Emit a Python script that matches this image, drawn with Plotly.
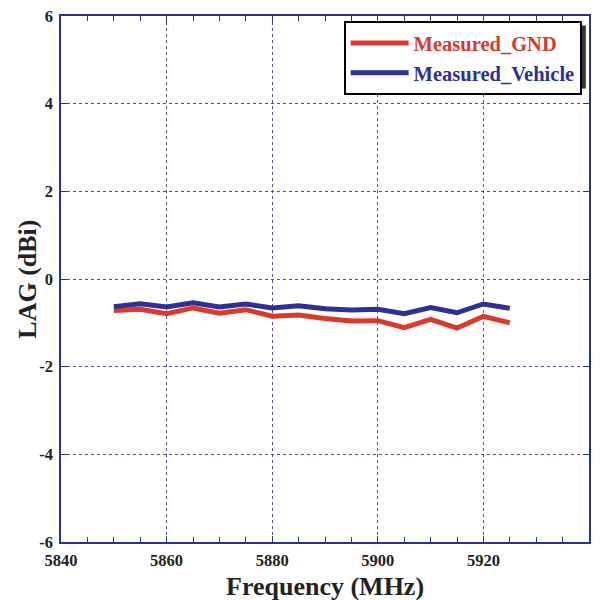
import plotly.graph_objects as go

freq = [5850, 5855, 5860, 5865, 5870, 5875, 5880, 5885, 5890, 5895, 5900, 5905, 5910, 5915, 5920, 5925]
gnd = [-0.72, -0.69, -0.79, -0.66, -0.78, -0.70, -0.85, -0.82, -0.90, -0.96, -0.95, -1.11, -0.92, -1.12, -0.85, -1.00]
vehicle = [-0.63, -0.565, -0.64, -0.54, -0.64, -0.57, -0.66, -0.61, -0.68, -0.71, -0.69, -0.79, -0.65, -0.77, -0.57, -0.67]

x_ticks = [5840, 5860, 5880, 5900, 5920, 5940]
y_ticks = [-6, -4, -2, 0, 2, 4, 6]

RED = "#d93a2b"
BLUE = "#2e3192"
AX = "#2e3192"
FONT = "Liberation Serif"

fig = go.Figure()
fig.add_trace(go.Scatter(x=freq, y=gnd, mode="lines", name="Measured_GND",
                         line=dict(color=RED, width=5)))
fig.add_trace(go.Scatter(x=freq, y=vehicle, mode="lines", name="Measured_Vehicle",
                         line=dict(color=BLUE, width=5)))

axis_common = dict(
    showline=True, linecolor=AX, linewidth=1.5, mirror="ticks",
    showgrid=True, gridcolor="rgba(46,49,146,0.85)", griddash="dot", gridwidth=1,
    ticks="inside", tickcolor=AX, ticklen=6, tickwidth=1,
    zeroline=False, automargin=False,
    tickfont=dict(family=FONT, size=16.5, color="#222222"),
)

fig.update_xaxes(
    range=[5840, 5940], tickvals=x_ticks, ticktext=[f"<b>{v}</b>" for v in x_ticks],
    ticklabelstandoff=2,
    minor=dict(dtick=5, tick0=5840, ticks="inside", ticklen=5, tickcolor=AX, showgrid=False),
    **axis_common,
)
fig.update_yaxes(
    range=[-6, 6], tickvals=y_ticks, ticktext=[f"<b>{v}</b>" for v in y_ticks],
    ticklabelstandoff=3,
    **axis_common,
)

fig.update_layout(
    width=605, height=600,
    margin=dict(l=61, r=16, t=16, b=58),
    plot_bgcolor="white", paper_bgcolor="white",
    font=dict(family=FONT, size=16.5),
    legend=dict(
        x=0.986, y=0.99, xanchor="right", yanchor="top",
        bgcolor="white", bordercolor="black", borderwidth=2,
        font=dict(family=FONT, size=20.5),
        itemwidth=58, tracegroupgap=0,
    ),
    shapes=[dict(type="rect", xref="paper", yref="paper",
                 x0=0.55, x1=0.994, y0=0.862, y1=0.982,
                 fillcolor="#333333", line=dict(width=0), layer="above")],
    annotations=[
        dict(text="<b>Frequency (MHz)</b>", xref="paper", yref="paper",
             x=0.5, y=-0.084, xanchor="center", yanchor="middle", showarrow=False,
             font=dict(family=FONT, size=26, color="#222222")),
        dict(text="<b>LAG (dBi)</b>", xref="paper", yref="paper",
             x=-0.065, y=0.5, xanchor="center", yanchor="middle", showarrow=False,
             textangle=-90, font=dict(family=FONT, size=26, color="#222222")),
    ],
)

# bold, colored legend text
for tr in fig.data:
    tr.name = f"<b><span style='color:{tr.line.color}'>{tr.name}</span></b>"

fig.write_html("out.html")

> Aim of the task
Repeat, with no pictures, each line from the beginning of the data through the line containing "line=dict(color=BLUE, width=5)))", inclusive.

> Solution
Emit a Python script that matches this image, drawn with Plotly.
import plotly.graph_objects as go

freq = [5850, 5855, 5860, 5865, 5870, 5875, 5880, 5885, 5890, 5895, 5900, 5905, 5910, 5915, 5920, 5925]
gnd = [-0.72, -0.69, -0.79, -0.66, -0.78, -0.70, -0.85, -0.82, -0.90, -0.96, -0.95, -1.11, -0.92, -1.12, -0.85, -1.00]
vehicle = [-0.63, -0.565, -0.64, -0.54, -0.64, -0.57, -0.66, -0.61, -0.68, -0.71, -0.69, -0.79, -0.65, -0.77, -0.57, -0.67]

x_ticks = [5840, 5860, 5880, 5900, 5920, 5940]
y_ticks = [-6, -4, -2, 0, 2, 4, 6]

RED = "#d93a2b"
BLUE = "#2e3192"
AX = "#2e3192"
FONT = "Liberation Serif"

fig = go.Figure()
fig.add_trace(go.Scatter(x=freq, y=gnd, mode="lines", name="Measured_GND",
                         line=dict(color=RED, width=5)))
fig.add_trace(go.Scatter(x=freq, y=vehicle, mode="lines", name="Measured_Vehicle",
                         line=dict(color=BLUE, width=5)))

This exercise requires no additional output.